From time to time, my musings get pretty political. Most often I’m steamed about some miscreant whose gotten into office for the single purpose of long term employment at our expense and is behaving badly. Or I’m ranting at some dumb government policy or action.

This time, however, the political comment is a pat-on-the-back to some local Oregon officeholders and a civil servant or two who did something right; very right.

To do so, I’m going to get a bit wonkish but hang in there. There’s really no other way to describe what they did or how they did it.

We’re talking about a new public safety building in Roseburg … a marvelous blend of function, community enhancement, long range planning and proper use of an intricate tool of government.

That tool is tax increment financing (TIF). Because it does have some downsides, I’ve never been a strong advocate for using it. Fact is, I’ve seen it misused a number of times; opposed it and said so. But not here.

The Roseburg urban renewal area covers most of all the commercial property in the SW Oregon valley east of Interstate 5, extending from north to south city limits. Give or take some enclaves.

Let’s say, strictly for example, the assessed valuation for tax purposes within that UR district is a million dollars. It’s really much more than that but we’re talking example here. Also my simple math abilities.

Oregon law allows a 3% increase in that assessed value each year. So, for our purposes, next year’s income would be $1,030,000. The year after that $1,061,855. And on and on. Each year is worth 3% more taxes to the several government entities that rely on that income. That might be the Roseburg School District or the City of Roseburg or a local highway district. And some others. Each gets a piece of the tax pie.

Tax increment financing freezes that income at a certain point; usually the beginning of a tax cycle. So, those entities of government receiving tax income from that property essentially have their incomes frozen, too. That’s because new dollars over that base go to a purpose selected by, in this instance, the City of Roseburg. As those dollars build each year, the higher valuation income goes to the city to pay off bonds floated to build the safety center. Not a tax increase. But certainly a tax shift.

The downside is two fold. First, in time, frozen entities receiving taxes for their operations will see costs increase but not their income from the usual basic source. So they’ll have to look elsewhere. Maybe tries at one or more bond issues of their own.

Second, some see this maneuvering of our tax dollars as a way for governments to circumvent going to the voters to see if they want the new building or airport or whatever the subject may be. Sometimes they don’t. With TIF, they get it anyway.

Both of these negatives are very real. TIF has been challenged in various courts. Decisions have been mixed.

But there are upsides. In the Roseburg Safety Center case, both fire and police were suffering from ancient, totally inadequate housing so bad their missions of community protection were affected. Equipment necessary to maintain fire safety could not be housed. Required training of fire and police personnel was restricted or impossible locally given conditions. City safety and those who provide it were endangered.
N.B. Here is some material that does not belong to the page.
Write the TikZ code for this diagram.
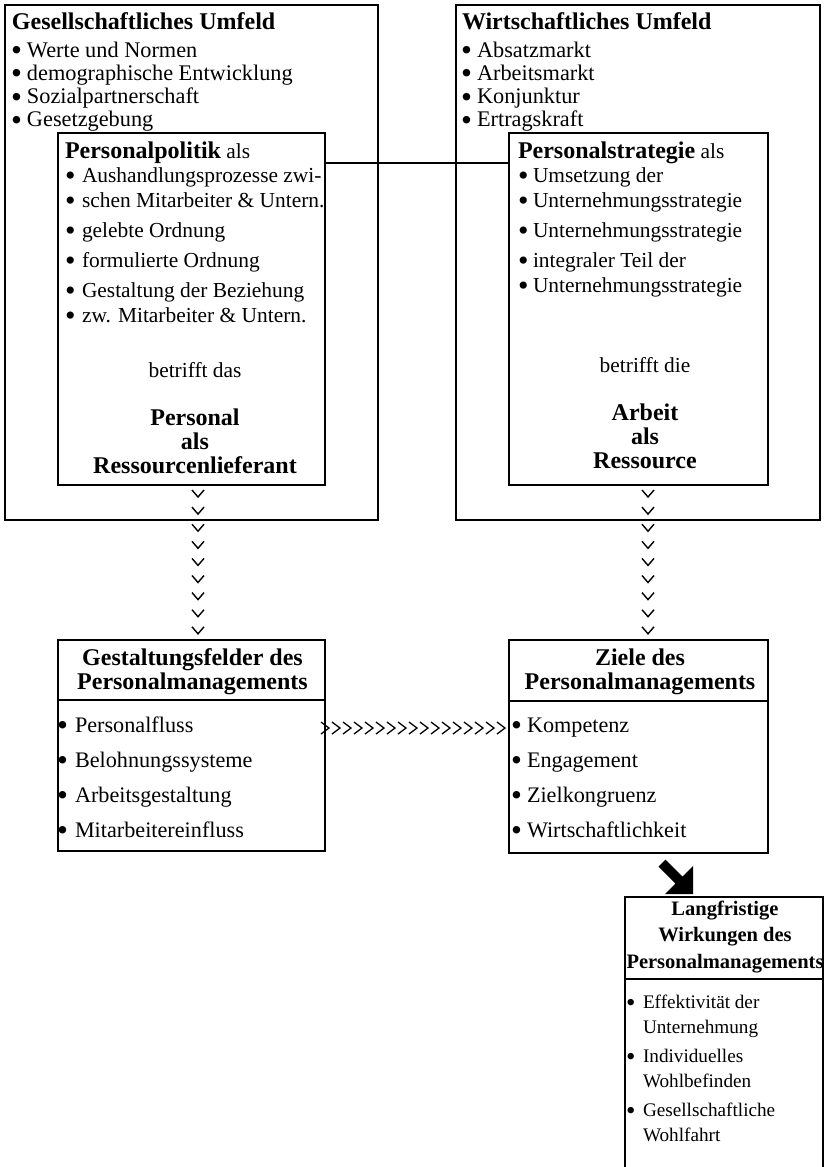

Recognizing the need and their sworn responsibility (if not liability) elected city officials opted for TIF using the urban renewal area income rather than the delay and expense of one or more bond issues. Issues that could have been defeated.

The professionals who were to use the new facility were given great leeway to research what other cities had done, look for what worked and what didn’t, huddle with architects and come up with recommendations to fill not only today’s needs but those of 30-40 years down the road as the city grows.

They did it. In spades! I’m not an expert qualified to determine what the city needed. But after a room-by-room look, my sidewalk engineering expertise tells me they couldn’t have done much better.
Yes, those very real downside tax issues apply. No question. And some others I didn’t mention. But, in this instance, taxpayers were well-served. Too often, especially in school bonds, slimming down enough to get voter approval most often results in some real needs not being met, future needs ignored and temporary class rooms being used the day a new school opens. Outdated from the get-go.

I am, and will continue to be, critical of many aspects of politics and government. But in this instance, I’m an unabashed believer that the system worked and taxpayers (us) were well-served.